Sleek and mysterious, our solar system’s first interstellar visitor is being checked for alien technology
The fast-moving object ‘Oumuamua is like nothing scientists have ever observed before

Astronomers are to use one of the world’s largest telescopes to check a mysterious object that is speeding through the solar system for signs of alien technology.
The Green Bank telescope in West Virginia will listen for radio signals being broadcast from a sleek cigar-shaped body which was first spotted in the solar system in October. The body arrived from interstellar space and reached a peak speed of 315,000km/h as it swept past the sun.

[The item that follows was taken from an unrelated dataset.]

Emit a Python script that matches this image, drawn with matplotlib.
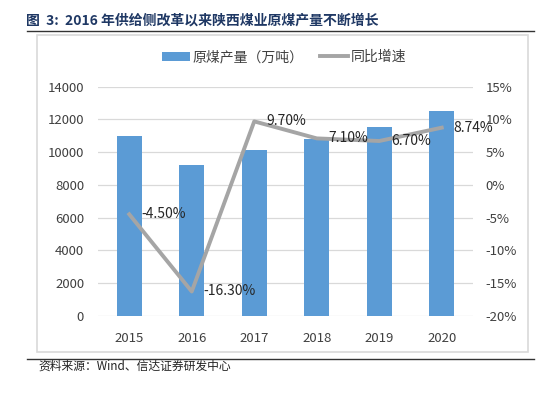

Scientists on the Breakthrough Listen project, which searches for evidence of alien civilisations, said the Green Bank telescope would monitor the object, named ‘Oumuamua, from Wednesday. The first phase of observations is expected to last 10 hours and will tune in to four different radio transmission bands.

The interstellar body, the first to be seen in the solar system, was initially spotted by researchers on the Pan-Starrs telescope, which the University of Hawaii uses to scan the heavens for killer asteroids. Named after the Hawaiian word for “messenger”, the body was picked up as it swept past Earth at 85 times the distance to the moon.
While many astronomers believe the object is an interstellar asteroid, its elongated shape is unlike anything seen in the asteroid belt in our own solar system. Early observations of ‘Oumuamua show that it is about 400m long but only one tenth as wide. “It’s curious that the first object we see from outside the solar system looks like that,” said Loeb.
The body is now about twice as far from Earth as the sun, but from that distance the Green Bank telescope can still detect transmissions as weak as those produced by a mobile phone. Loeb said that while he did not expect Green Bank to detect an alien transmission, it was worth checking.